Die Europäische Kommission geht davon aus, dass der Krieg das Wachstum auch in der EU schwächt, aber nicht abreißen lässt. Sie empfiehlt den Mitgliedsstaaten daher auf Basis der kurz vor der russischen Invasion erstellten Winterprognose eine Rückkehr zu einem insgesamt weitgehend neutralen haushaltspolitischen Kurs für 2023. Vizepräsident Valdis Dombrovskis betonte jedoch, wegen der großen Unsicherheiten müsse man flexibel bleiben.

Die Brüsseler Behörde hält es derzeit noch für ratsam, ab 2023 mit einer schrittweisen Haushaltsanpassung zum Abbau hoher öffentlicher Schulden zu beginnen.
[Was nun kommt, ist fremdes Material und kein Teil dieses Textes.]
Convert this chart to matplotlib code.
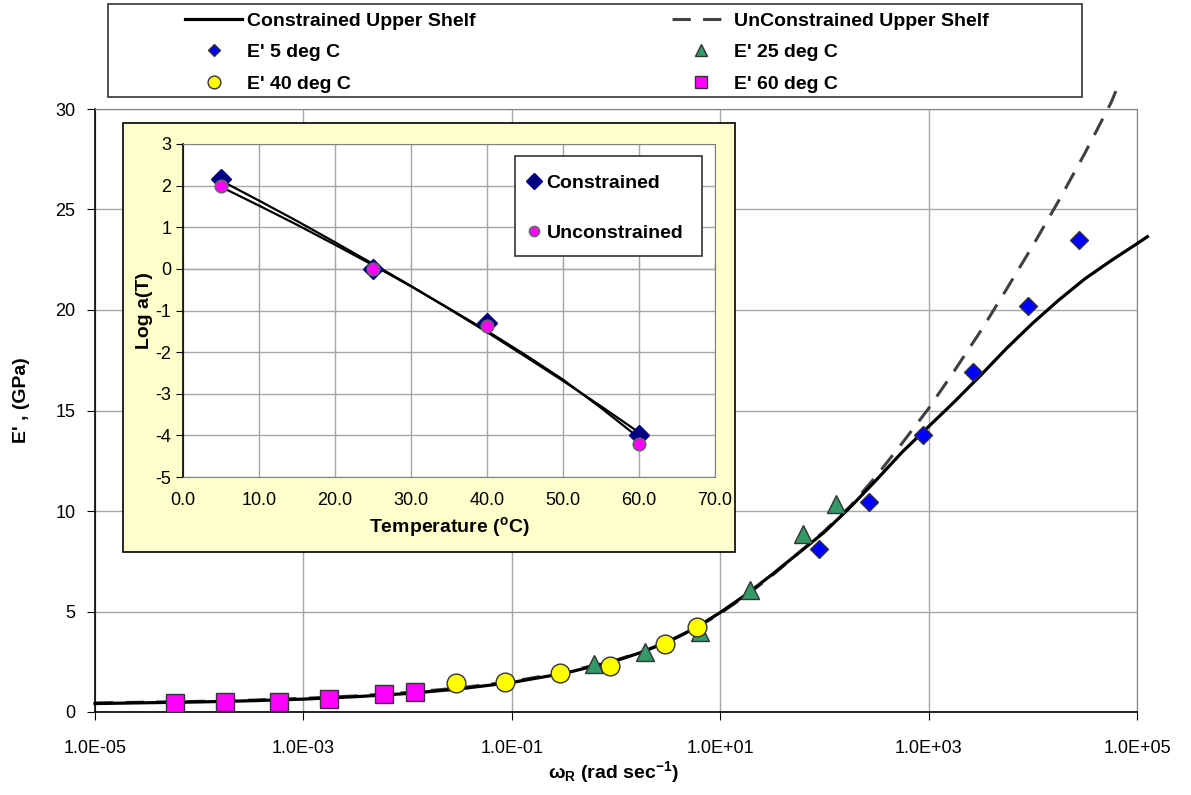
import matplotlib
matplotlib.use("Agg")
import matplotlib.pyplot as plt
from matplotlib.patches import Rectangle
from matplotlib.ticker import NullLocator, NullFormatter

plt.rcParams['font.family'] = ['Liberation Sans', 'DejaVu Sans']
plt.rcParams['axes.unicode_minus'] = False
plt.rcParams['mathtext.fontset'] = 'custom'
plt.rcParams['mathtext.rm'] = 'Liberation Sans'
plt.rcParams['mathtext.bf'] = 'Liberation Sans:bold'
plt.rcParams['mathtext.it'] = 'Liberation Sans:italic'

# --- master curve data (reduced frequency, rad/s ; E' in GPa) ---
w_5C = [89, 268, 890, 2690, 8930, 28000]
E_5C = [8.09, 10.46, 13.78, 16.93, 20.2, 23.5]
w_25C = [0.62, 1.9, 6.4, 19.3, 62.8, 128]
E_25C = [2.39, 2.98, 4.0, 6.07, 8.86, 10.35]
w_40C = [0.029, 0.086, 0.29, 0.88, 2.95, 5.98]
E_40C = [1.46, 1.51, 1.92, 2.29, 3.38, 4.21]
w_60C = [5.9e-5, 1.77e-4, 5.8e-4, 1.76e-3, 5.9e-3, 1.18e-2]
E_60C = [0.46, 0.48, 0.51, 0.65, 0.88, 0.98]

# fitted upper shelf curves
fit_w = [1e-5, 3.16e-5, 1e-4, 3.16e-4, 1e-3, 3.16e-3, 1e-2, 3.16e-2, 0.1, 0.316,
         1, 1.78, 3.16, 5.62, 10, 17.8, 31.6, 56.2, 100, 178, 316, 562, 1000,
         1780, 3160, 5620, 1e4, 1.78e4, 3.16e4, 5.62e4, 1e5, 1.26e5]
E_constr = [0.42, 0.46, 0.50, 0.56, 0.64, 0.76, 0.92, 1.15, 1.47, 1.92,
            2.55, 2.98, 3.5, 4.15, 4.95, 5.85, 6.85, 7.9, 8.95, 10.2, 11.55, 12.95, 14.2,
            15.45, 16.75, 18.1, 19.35, 20.5, 21.55, 22.45, 23.3, 23.65]
fit_w_u = [1e-5, 3.16e-5, 1e-4, 3.16e-4, 1e-3, 3.16e-3, 1e-2, 3.16e-2, 0.1, 0.316,
           1, 1.78, 3.16, 5.62, 10, 17.8, 31.6, 56.2, 100, 178, 316, 562, 1000,
           1780, 3160, 5620, 1e4, 1.78e4, 3.16e4, 5.62e4, 6.46e4]
E_unconstr = [0.45, 0.49, 0.53, 0.59, 0.68, 0.80, 0.97, 1.20, 1.52, 1.97,
              2.58, 3.0, 3.5, 4.12, 4.9, 5.8, 6.8, 7.9, 9.0, 10.25, 11.75, 13.4, 15.1,
              17.0, 18.95, 21.05, 23.2, 25.45, 27.8, 30.3, 31.05]

# --- shift factor inset ---
temps = [5, 25, 40, 60]
loga_constr = [2.15, 0.0, -1.3, -4.0]
loga_unconstr = [1.98, 0.0, -1.38, -4.2]
T_fit = [5, 10, 15, 20, 25, 30, 35, 40, 45, 50, 55, 60]
loga_fit_c = [2.12, 1.64, 1.15, 0.64, 0.12, -0.41, -0.96, -1.52, -2.10, -2.69, -3.30, -3.93]
loga_fit_u = [1.97, 1.52, 1.06, 0.58, 0.09, -0.42, -0.95, -1.49, -2.06, -2.66, -3.34, -4.06]

W, H = 1191, 795
fig = plt.figure(figsize=(W / 100, H / 100), dpi=100)

def fbox(x0, y0, x1, y1):
    # pixel box -> figure fraction [left, bottom, width, height]
    return [x0 / W, 1 - y1 / H, (x1 - x0) / W, (y1 - y0) / H]

grid_c = '#A6A6A6'
edge_c = '#333333'

# main axes
ax = fig.add_axes(fbox(95, 109, 1137, 712))
ax.set_xscale('log')
ax.set_xlim(1e-5, 1e5)
ax.set_ylim(0, 30)
ax.set_xticks([1e-5, 1e-3, 1e-1, 1e1, 1e3, 1e5])
ax.set_xticklabels(['1.0E-05', '1.0E-03', '1.0E-01', '1.0E+01', '1.0E+03', '1.0E+05'])
ax.xaxis.set_minor_locator(NullLocator())
ax.set_yticks(range(0, 31, 5))
ax.grid(True, color=grid_c, lw=1)
ax.set_axisbelow(True)
for s in ['top', 'right']:
    ax.spines[s].set_color('#808080')
for s in ['left', 'bottom']:
    ax.spines[s].set_color('black')
    ax.spines[s].set_linewidth(1.2)
ax.tick_params(direction='out', length=6, labelsize=13, pad=8)
ax.tick_params(axis='x', pad=14)

l_c, = ax.plot(fit_w, E_constr, color='black', lw=2.3, clip_on=False, zorder=3,
               label='Constrained Upper Shelf')
l_u, = ax.plot(fit_w_u, E_unconstr, color='#404040', lw=2.2, dashes=(6, 4),
               clip_on=False, zorder=2, label='UnConstrained Upper Shelf')
m5, = ax.plot(w_5C, E_5C, 'D', ms=9.5, mfc='#0000FF', mec=edge_c, mew=1, ls='none',
              zorder=4, label="E' 5 deg C")
m25, = ax.plot(w_25C, E_25C, '^', ms=13, mfc='#339966', mec=edge_c, mew=1, ls='none',
               zorder=4, label="E' 25 deg C")
m40, = ax.plot(w_40C, E_40C, 'o', ms=13.5, mfc='#FFFF00', mec=edge_c, mew=1, ls='none',
               zorder=5, label="E' 40 deg C")
m60, = ax.plot(w_60C, E_60C, 's', ms=13, mfc='#FF00FF', mec=edge_c, mew=1, ls='none',
               zorder=4, label="E' 60 deg C")

fig.text(22 / W, 1 - 400 / H, "E' , (GPa)", rotation=90, ha='center', va='center',
         fontsize=14, fontweight='bold')
fig.text(613 / W, 1 - 772 / H, r'ω$_{\mathbf{R}}$ (rad sec$^{\mathbf{-1}}$)',
         ha='center', va='center', fontsize=14, fontweight='bold')

# top legend
fig.add_artist(Rectangle((108 / W, 1 - 97 / H), (1082 - 108) / W, 93 / H,
                         transform=fig.transFigure, fill=False, edgecolor='#333333',
                         lw=1.2, zorder=1))
leg_kw = dict(loc='upper left', frameon=False, handlelength=2.95,
              handletextpad=0.25, labelspacing=0.72, borderpad=0, borderaxespad=0,
              markerscale=0.68, prop={'weight': 'bold', 'size': 14})
fig.legend(handles=[l_c, m5, m40], bbox_to_anchor=(185 / W, 1 - 12 / H), **leg_kw)
fig.legend(handles=[l_u, m25, m60], bbox_to_anchor=(672 / W, 1 - 12 / H), **leg_kw)

# inset panel
fig.add_artist(Rectangle((123 / W, 1 - 552 / H), (735 - 123) / W, (552 - 123) / H,
                         transform=fig.transFigure, facecolor='#FFFFCC',
                         edgecolor='black', lw=1.2, zorder=1))
iax = fig.add_axes(fbox(183, 144, 715, 477))
iax.set_zorder(2)
iax.set_xlim(0, 70)
iax.set_ylim(-5, 3)
iax.set_xticks(range(0, 71, 10))
iax.set_xticklabels([f'{t:.1f}' for t in range(0, 71, 10)])
iax.set_yticks(range(-5, 4))
iax.grid(True, color=grid_c, lw=1)
iax.set_axisbelow(True)
for s in ['top', 'right', 'bottom']:
    iax.spines[s].set_color('#808080')
iax.spines['left'].set_color('black')
iax.spines['left'].set_linewidth(1.2)
iax.tick_params(axis='y', direction='out', length=5, labelsize=13)
iax.tick_params(axis='x', length=0, labelsize=13, pad=11)
sec = iax.secondary_xaxis(5 / 8)
sec.set_xticks(range(0, 71, 10))
sec.xaxis.set_major_formatter(NullFormatter())
sec.tick_params(direction='out', length=5)
sec.spines['bottom'].set_color('black')
sec.spines['bottom'].set_linewidth(1.2)

iax.plot(T_fit, loga_fit_c, color='black', lw=1.6, zorder=3)
iax.plot(T_fit, loga_fit_u, color='black', lw=1.6, zorder=3)
ic, = iax.plot(temps, loga_constr, 'D', ms=10, mfc='#000080', mec='#000080', ls='none',
               zorder=4, label='Constrained')
iu, = iax.plot(temps, loga_unconstr, 'o', ms=9, mfc='#FF00FF', mec='#666666', mew=1.2,
               ls='none', zorder=5, label='Unconstrained')
iax.set_ylabel('Log a(T)', fontsize=14, fontweight='bold', labelpad=2)
iax.set_xlabel(r'Temperature ($^{\mathbf{o}}$C)', fontsize=14, fontweight='bold',
               labelpad=4)

# inset legend with its own frame
iax.add_patch(Rectangle((515 / W, 1 - 256 / H), (702 - 515) / W, 100 / H,
                        transform=fig.transFigure, facecolor='white',
                        edgecolor='#333333', lw=1.2, clip_on=False, zorder=4.6))
il = iax.legend(handles=[ic, iu], loc='upper left', bbox_to_anchor=(526 / W, 1 - 174 / H),
                bbox_transform=fig.transFigure, borderaxespad=0, frameon=False,
                handlelength=0.8, handletextpad=0.26, borderpad=0, labelspacing=1.7,
                markerscale=0.8, prop={'weight': 'bold', 'size': 14})
il.set_zorder(5)

fig.savefig('out.png', dpi=100)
Sie warnte jedoch, eine allzu abrupte Konsolidierung könnte sich negativ auf das Wachstum und damit auch auf die Schuldentragfähigkeit auswirken. Neue Verfahren wegen exzessiver Defizite sollen zurzeit nicht eingeleitet werden, wie Dombrovskis ankündigte. Im Herbst solle dieser Kurs dann noch einmal überprüft werden.

Den neuen fiskalpolitischen Leitlinien zufolge sollen hoch verschuldete Mitgliedstaaten mit einem schrittweisen Schuldenabbau beginnen, indem sie schon 2023 eine Haushaltsanpassung erreichen. Die Mittel aus dem Wiederaufbaufonds oder aus anderen EU-Finanztöpfen dürften dabei aber nicht berücksichtigt werden, hieß es. Mitgliedstaaten mit niedrigem und mittlerem Schuldenstand sollten hingegen die notwendigen Investitionen in den ökologischen und digitalen Wandel noch verstärken, um den insgesamt neutralen politischen Kurs zu erreichen. Die Mitgliedsstaaten müssten zudem wieder Puffer aufbauen, damit sie für künftige Krisen vorbereitet seien, betonte Dombrovskis.

Bei der aktuellen Überprüfung der Haushaltsregeln zeichnet sich den Angaben zufolge zurzeit ein Konsens in einigen Punkten ab, etwa in Bezug auf eine stärkere Berücksichtigung der mittelfristigen Perspektive bei der fiskalpolitischen Überwachung.